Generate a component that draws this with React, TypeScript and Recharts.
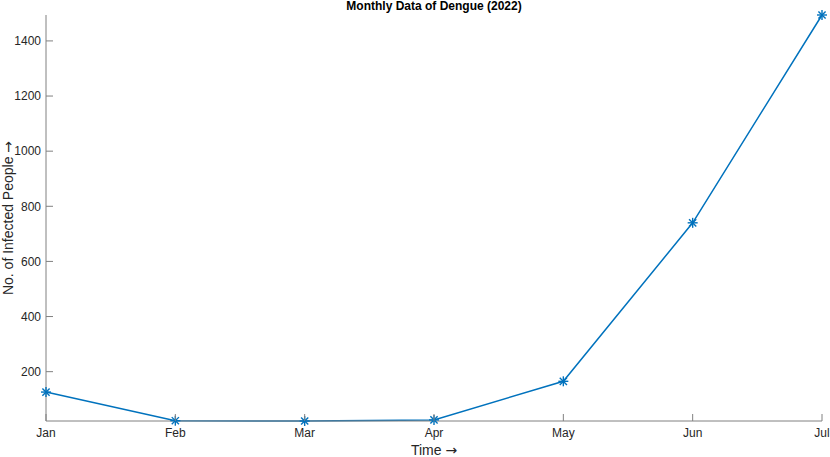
import { LineChart, Line, XAxis, YAxis } from 'recharts';

const months = ['Jan', 'Feb', 'Mar', 'Apr', 'May', 'Jun', 'Jul'];
const infected = [126, 22, 21, 25, 165, 740, 1494];
const yTicks = [200, 400, 600, 800, 1000, 1200, 1400];

const data = months.map((m, i) => ({ month: m, infected: infected[i] }));

const BLUE = '#0072BD';
const AXIS = '#808080';
const TEXT = '#262626';
const FONT = 'Liberation Sans, Arial, Helvetica, sans-serif';
const ARROW_FONT = 'DejaVu Sans, sans-serif';
const TICK_LEN = 7;
const MARGIN_Y = 5;
const MARGIN_X = 7;

const Asterisk = (props: any) => {
  const { cx, cy } = props;
  if (cx == null || cy == null) return null;
  const r = 5;
  const d = r * 0.72;
  return (
    <g stroke={BLUE} strokeWidth={1.4}>
      <line x1={cx - r} y1={cy} x2={cx + r} y2={cy} />
      <line x1={cx} y1={cy - r} x2={cx} y2={cy + r} />
      <line x1={cx - d} y1={cy - d} x2={cx + d} y2={cy + d} />
      <line x1={cx - d} y1={cy + d} x2={cx + d} y2={cy - d} />
    </g>
  );
};

const YTick = (props: any) => {
  const { x, y, payload } = props;
  const axisX = x + MARGIN_Y;
  return (
    <g>
      <line x1={axisX} y1={y} x2={axisX + TICK_LEN} y2={y} stroke={AXIS} strokeWidth={1} />
      <text x={x} y={y} dy="0.355em" textAnchor="end" fontSize={12} fontFamily={FONT} fill={TEXT}>
        {payload.value}
      </text>
    </g>
  );
};

const XTick = (props: any) => {
  const { x, y, payload } = props;
  const axisY = y - MARGIN_X;
  return (
    <g>
      <line x1={x} y1={axisY} x2={x} y2={axisY - TICK_LEN} stroke={AXIS} strokeWidth={1} />
      <text x={x} y={y} dy="0.71em" textAnchor="middle" fontSize={12} fontFamily={FONT} fill={TEXT}>
        {payload.value}
      </text>
    </g>
  );
};

const YLabel = (props: any) => {
  const { viewBox } = props;
  const cx = 8;
  const cy = viewBox.y + viewBox.height / 2;
  return (
    <text
      x={cx}
      y={cy}
      transform={`rotate(-90, ${cx}, ${cy})`}
      textAnchor="middle"
      dominantBaseline="central"
      fontSize={14}
      fontFamily={FONT}
      fill={TEXT}
    >
      No. of Infected People <tspan fontFamily={ARROW_FONT}>→</tspan>
    </text>
  );
};

const XLabel = (props: any) => {
  const { viewBox } = props;
  const cx = viewBox.x + viewBox.width / 2;
  return (
    <text x={cx} y={viewBox.y + viewBox.height - 2} textAnchor="middle" fontSize={14} fontFamily={FONT} fill={TEXT}>
      Time <tspan fontFamily={ARROW_FONT}>→</tspan>
    </text>
  );
};

export default function App() {
  return (
    <div style={{ position: 'absolute', left: 0, top: 0, background: '#fff' }}>
      <LineChart width={830} height={457} data={data} margin={{ top: 15, right: 8, bottom: 0, left: 0 }}>
        <text x={434} y={10} textAnchor="middle" fontSize={12} fontWeight="bold" fontFamily={FONT} fill="#000">
          Monthly Data of Dengue (2022)
        </text>
        <XAxis
          dataKey="month"
          height={36}
          tickSize={0}
          tickMargin={MARGIN_X}
          tick={XTick}
          axisLine={{ stroke: AXIS }}
          interval={0}
          label={<XLabel />}
        />
        <YAxis
          width={46}
          domain={[21, 1494]}
          ticks={yTicks}
          tickSize={0}
          tickMargin={MARGIN_Y}
          tick={YTick}
          axisLine={{ stroke: AXIS }}
          label={<YLabel />}
        />
        <Line
          type="linear"
          dataKey="infected"
          stroke={BLUE}
          strokeWidth={1.5}
          dot={<Asterisk />}
          activeDot={false}
          isAnimationActive={false}
        />
      </LineChart>
    </div>
  );
}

------------------------------------------------------------------------

Return the listing above in full and without alteration, excluding its pictures.

Generate a component that draws this with React, TypeScript and Recharts.
import { LineChart, Line, XAxis, YAxis } from 'recharts';

const months = ['Jan', 'Feb', 'Mar', 'Apr', 'May', 'Jun', 'Jul'];
const infected = [126, 22, 21, 25, 165, 740, 1494];
const yTicks = [200, 400, 600, 800, 1000, 1200, 1400];

const data = months.map((m, i) => ({ month: m, infected: infected[i] }));

const BLUE = '#0072BD';
const AXIS = '#808080';
const TEXT = '#262626';
const FONT = 'Liberation Sans, Arial, Helvetica, sans-serif';
const ARROW_FONT = 'DejaVu Sans, sans-serif';
const TICK_LEN = 7;
const MARGIN_Y = 5;
const MARGIN_X = 7;

const Asterisk = (props: any) => {
  const { cx, cy } = props;
  if (cx == null || cy == null) return null;
  const r = 5;
  const d = r * 0.72;
  return (
    <g stroke={BLUE} strokeWidth={1.4}>
      <line x1={cx - r} y1={cy} x2={cx + r} y2={cy} />
      <line x1={cx} y1={cy - r} x2={cx} y2={cy + r} />
      <line x1={cx - d} y1={cy - d} x2={cx + d} y2={cy + d} />
      <line x1={cx - d} y1={cy + d} x2={cx + d} y2={cy - d} />
    </g>
  );
};

const YTick = (props: any) => {
  const { x, y, payload } = props;
  const axisX = x + MARGIN_Y;
  return (
    <g>
      <line x1={axisX} y1={y} x2={axisX + TICK_LEN} y2={y} stroke={AXIS} strokeWidth={1} />
      <text x={x} y={y} dy="0.355em" textAnchor="end" fontSize={12} fontFamily={FONT} fill={TEXT}>
        {payload.value}
      </text>
    </g>
  );
};

const XTick = (props: any) => {
  const { x, y, payload } = props;
  const axisY = y - MARGIN_X;
  return (
    <g>
      <line x1={x} y1={axisY} x2={x} y2={axisY - TICK_LEN} stroke={AXIS} strokeWidth={1} />
      <text x={x} y={y} dy="0.71em" textAnchor="middle" fontSize={12} fontFamily={FONT} fill={TEXT}>
        {payload.value}
      </text>
    </g>
  );
};

const YLabel = (props: any) => {
  const { viewBox } = props;
  const cx = 8;
  const cy = viewBox.y + viewBox.height / 2;
  return (
    <text
      x={cx}
      y={cy}
      transform={`rotate(-90, ${cx}, ${cy})`}
      textAnchor="middle"
      dominantBaseline="central"
      fontSize={14}
      fontFamily={FONT}
      fill={TEXT}
    >
      No. of Infected People <tspan fontFamily={ARROW_FONT}>→</tspan>
    </text>
  );
};

const XLabel = (props: any) => {
  const { viewBox } = props;
  const cx = viewBox.x + viewBox.width / 2;
  return (
    <text x={cx} y={viewBox.y + viewBox.height - 2} textAnchor="middle" fontSize={14} fontFamily={FONT} fill={TEXT}>
      Time <tspan fontFamily={ARROW_FONT}>→</tspan>
    </text>
  );
};

export default function App() {
  return (
    <div style={{ position: 'absolute', left: 0, top: 0, background: '#fff' }}>
      <LineChart width={830} height={457} data={data} margin={{ top: 15, right: 8, bottom: 0, left: 0 }}>
        <text x={434} y={10} textAnchor="middle" fontSize={12} fontWeight="bold" fontFamily={FONT} fill="#000">
          Monthly Data of Dengue (2022)
        </text>
        <XAxis
          dataKey="month"
          height={36}
          tickSize={0}
          tickMargin={MARGIN_X}
          tick={XTick}
          axisLine={{ stroke: AXIS }}
          interval={0}
          label={<XLabel />}
        />
        <YAxis
          width={46}
          domain={[21, 1494]}
          ticks={yTicks}
          tickSize={0}
          tickMargin={MARGIN_Y}
          tick={YTick}
          axisLine={{ stroke: AXIS }}
          label={<YLabel />}
        />
        <Line
          type="linear"
          dataKey="infected"
          stroke={BLUE}
          strokeWidth={1.5}
          dot={<Asterisk />}
          activeDot={false}
          isAnimationActive={false}
        />
      </LineChart>
    </div>
  );
}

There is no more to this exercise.